Movies
Win Tickets to the ‘Royal Opera House’ THE RISE AND FALL OF THE CITY MAHAGONNY at The Tivoli in St. Louis
Experience the thrill of watching opera from the Royal Opera House in the comfort of the Tivoli Theater (6350 Delmar Boulevard, in The Loop, St. Louis, MO, 63130) thanks to the ‘Royal Opera House at The Tivoli Theater’ series
We Are Movie Geeks has teamed up with the Tivoli Theater for a special giveaway! We have five pairs of tickets (a $30 value) for the first installment of this year’s ‘Royal Opera House at The Tivoli Theater’ which will be THE RISE AND FALL OF THE CITY MAHAGONNY The date is next Sunday May 3rd and the show begins at 11am.
All you have to do is leave a comment below and tell us why you want free tickets – it’s so easy! We’ll contact the winners in a few days. Good luck!
These operas are shown on the Tivoli’s big screen in their entirety, giving you the opportunity to enjoy the Royal Opera House and these critically acclaimed performances. The Royal Opera House is a major performing arts venue in Covent Garden, central London.
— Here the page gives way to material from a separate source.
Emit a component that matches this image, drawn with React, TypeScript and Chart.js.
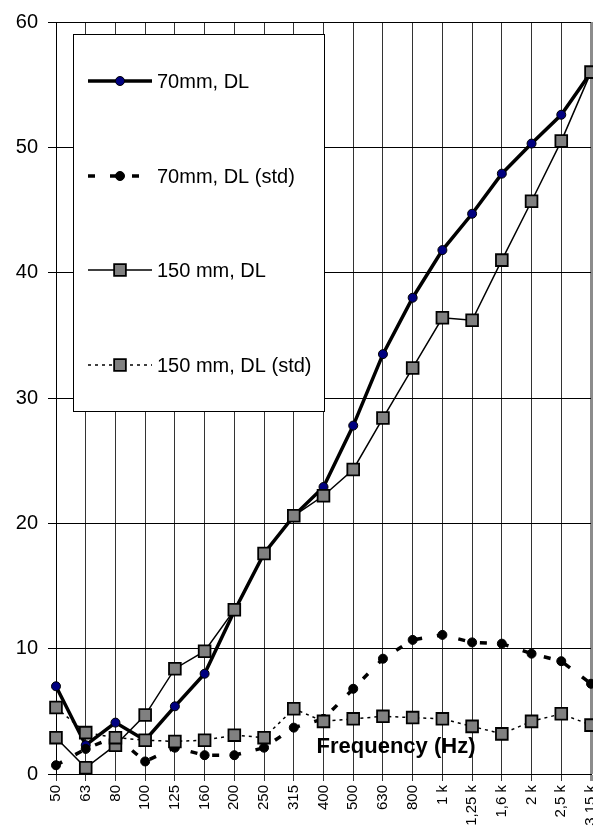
import React, { useEffect, useRef } from 'react';
import { Chart, registerables } from 'chart.js';

Chart.register(...registerables);

const categories = ['50', '63', '80', '100', '125', '160', '200', '250', '315', '400', '500', '630', '800', '1 k', '1,25 k', '1,6 k', '2 k', '2,5 k', '3,15 k'];
const dl70 = [7.0, 2.3, 4.1, 2.7, 5.4, 8.0, 13.0, 17.6, 20.6, 22.9, 27.8, 33.5, 38.0, 41.8, 44.7, 47.9, 50.3, 52.6, 56.0];
const std70 = [0.7, 2.0, 3.0, 1.0, 2.1, 1.5, 1.5, 2.1, 3.7, 4.4, 6.8, 9.2, 10.7, 11.1, 10.5, 10.4, 9.6, 9.0, 7.2];
const dl150 = [2.9, 0.5, 2.3, 4.7, 8.4, 9.8, 13.1, 17.6, 20.6, 22.2, 24.3, 28.4, 32.4, 36.4, 36.2, 41.0, 45.7, 50.5, 56.0];
const std150 = [5.3, 3.3, 2.9, 2.7, 2.6, 2.7, 3.1, 2.9, 5.2, 4.2, 4.4, 4.6, 4.5, 4.4, 3.8, 3.2, 4.2, 4.8, 3.9];
const seriesNames = ['70mm, DL', '70mm, DL (std)', '150 mm, DL', '150 mm, DL (std)'];
const yMin = 0;
const yMax = 60;
const yStep = 10;
const axisTitle = 'Frequency (Hz)';

const FONT = 'Arial, "Liberation Sans", Helvetica, sans-serif';

const overlayPlugin = {
  id: 'overlay',
  afterDraw(chart: any) {
    const { ctx, chartArea } = chart;
    ctx.save();
    ctx.font = `bold 22px ${FONT}`;
    ctx.fillStyle = '#000';
    ctx.textAlign = 'center';
    ctx.textBaseline = 'alphabetic';
    ctx.fillText(axisTitle, chartArea.left + 340, chartArea.bottom - 21);

    const bx = chartArea.left + 17;
    const by = chartArea.top + 12;
    const bw = 251;
    const bh = 377;
    ctx.fillStyle = '#fff';
    ctx.fillRect(bx, by, bw, bh);
    ctx.strokeStyle = '#000';
    ctx.lineWidth = 1;
    ctx.setLineDash([]);
    ctx.strokeRect(bx + 0.5, by + 0.5, bw, bh);

    const rowsY = [by + 47, by + 142, by + 236, by + 331];
    chart.data.datasets.forEach((ds: any, i: number) => {
      const y = rowsY[i];
      const x0 = bx + 15;
      const x1 = bx + 79;
      const mx = bx + 47;
      ctx.save();
      ctx.strokeStyle = ds.borderColor;
      ctx.lineWidth = ds.borderWidth;
      ctx.setLineDash(ds.borderDash || []);
      ctx.beginPath();
      ctx.moveTo(x0, y);
      ctx.lineTo(x1, y);
      ctx.stroke();
      ctx.setLineDash([]);
      ctx.fillStyle = ds.pointBackgroundColor;
      ctx.strokeStyle = ds.pointBorderColor;
      ctx.lineWidth = ds.pointBorderWidth;
      if (ds.pointStyle === 'rect') {
        const s = ds.pointRadius * Math.SQRT1_2;
        ctx.beginPath();
        ctx.rect(mx - s, y - s, 2 * s, 2 * s);
        ctx.fill();
        ctx.stroke();
      } else {
        ctx.beginPath();
        ctx.arc(mx, y, ds.pointRadius, 0, Math.PI * 2);
        ctx.fill();
        ctx.stroke();
      }
      ctx.fillStyle = '#000';
      ctx.font = `20px ${FONT}`;
      ctx.textAlign = 'left';
      ctx.textBaseline = 'middle';
      ctx.fillText(ds.label, bx + 84, y + 1);
      ctx.restore();
    });
    ctx.restore();
  },
};

export default function App() {
  const canvasRef = useRef<HTMLCanvasElement | null>(null);

  useEffect(() => {
    const canvas = canvasRef.current;
    if (!canvas) return;
    const last = categories.length - 1;
    const chart = new Chart(canvas, {
      type: 'line',
      data: {
        labels: categories,
        datasets: [
          {
            label: seriesNames[0],
            data: dl70,
            borderColor: '#000',
            borderWidth: 3.5,
            pointStyle: 'circle',
            pointRadius: 4.5,
            pointBackgroundColor: '#000080',
            pointBorderColor: '#000',
            pointBorderWidth: 1,
            tension: 0,
            fill: false,
            order: 3,
            clip: false,
          } as any,
          {
            label: seriesNames[1],
            data: std70,
            borderColor: '#000',
            borderWidth: 3.5,
            borderDash: [7, 15],
            pointStyle: 'circle',
            pointRadius: 4.5,
            pointBackgroundColor: '#000',
            pointBorderColor: '#000',
            pointBorderWidth: 1,
            tension: 0,
            fill: false,
            order: 2,
            clip: false,
          },
          {
            label: seriesNames[2],
            data: dl150,
            borderColor: '#000',
            borderWidth: 1.5,
            pointStyle: 'rect',
            pointRadius: 8.3,
            pointBackgroundColor: '#808080',
            pointBorderColor: '#000',
            pointBorderWidth: 1.8,
            tension: 0,
            fill: false,
            order: 1,
            clip: false,
          },
          {
            label: seriesNames[3],
            data: std150,
            borderColor: '#000',
            borderWidth: 1.5,
            borderDash: [3, 4],
            pointStyle: 'rect',
            pointRadius: 8.3,
            pointBackgroundColor: '#808080',
            pointBorderColor: '#000',
            pointBorderWidth: 1.8,
            tension: 0,
            fill: false,
            order: 0,
            clip: false,
          },
        ],
      },
      options: {
        responsive: false,
        animation: false,
        devicePixelRatio: 1,
        layout: { autoPadding: false, padding: { top: 22, right: 2, left: 0, bottom: 0 } },
        plugins: {
          legend: { display: false },
          tooltip: { enabled: false },
          title: { display: false },
        },
        scales: {
          x: {
            type: 'category',
            offset: false,
            grid: {
              color: (c: any) => (c.index === last ? '#8c8c8c' : '#333'),
              lineWidth: (c: any) => (c.index === last ? 3 : 1),
              tickLength: 7,
            },
            border: { color: '#000', width: 1 },
            ticks: {
              autoSkip: false,
              maxRotation: 90,
              minRotation: 90,
              color: '#000',
              padding: 4,
              font: { family: FONT, size: 15 },
            },
            afterFit: (s: any) => {
              s.height = 54;
              s.paddingLeft = 0;
              s.paddingRight = 0;
            },
          },
          y: {
            min: yMin,
            max: yMax,
            ticks: {
              stepSize: yStep,
              color: '#000',
              padding: 10,
              font: { family: FONT, size: 20 },
            },
            grid: { color: '#000', lineWidth: 1, tickLength: 8 },
            border: { color: '#000', width: 1 },
            afterFit: (s: any) => {
              s.width = 56;
              s.paddingTop = 0;
              s.paddingBottom = 0;
            },
          },
        },
      },
      plugins: [overlayPlugin],
    });
    return () => chart.destroy();
  }, []);

  return (
    <div style={{ position: 'absolute', left: 0, top: 0, width: 593, height: 828, overflow: 'hidden', background: '#fff' }}>
      <canvas ref={canvasRef} width={593} height={828} style={{ display: 'block' }} />
    </div>
  );
}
Stay tuned for one more ‘Royal Opera House at The Tivoli Theater’ event in June. We Are Movie Geeks will have ticket giveaways for this:
June 28th – La Boheme
The Tivoli’s site can be found HERE
http://www.landmarktheatres.com/st-louis/tivoli-theatre
The three-year genesis of THE RISE AND FALL OF THE CITY MAHAGONNY spanned the entire partnership between Bertolt Brecht and Kurt Weill – one of the most fruitful and shortest musical collaborations of the 20th century. The great success of their first work together, the Mahagonny Songspiel (1927), encouraged the two to adapt it into a full-length opera. But progress stalled as the two men discovered their theories were developing in deeply divergent directions: Brecht eager to pursue the disjointed effect of his theories of epic theatre, Weill looking for ways to unify very different styles of music. Concerns from first the publishers and then producers over the work’s ‘depravity’ further increased the disruption. The riot at the opera’s premiere on 9 March 1930 was the beginning of the end of Weill’s career in Germany.
The troubled development of THE RISE AND FALL OF THE CITY MAHAGONNYonly adds to the work’s extraordinary power as one of the most unsettling and provocative of all operas. This is Weill at his most brilliant and inventive, incorporating popular song in the ‘Alabama Song’ and neoclassicism in the terrifying ‘Hurricane fugue’. The Royal Opera’s Associate Director of Opera John Fulljames directs The Royal Opera’s first production of the work in collaboration with designer Es Devlin (Don Giovanni, Les Troyens). They focus on Brecht and Weill’s stinging critique of consumerism while finding new relevance in our insatiable depletion of the earth’s resources.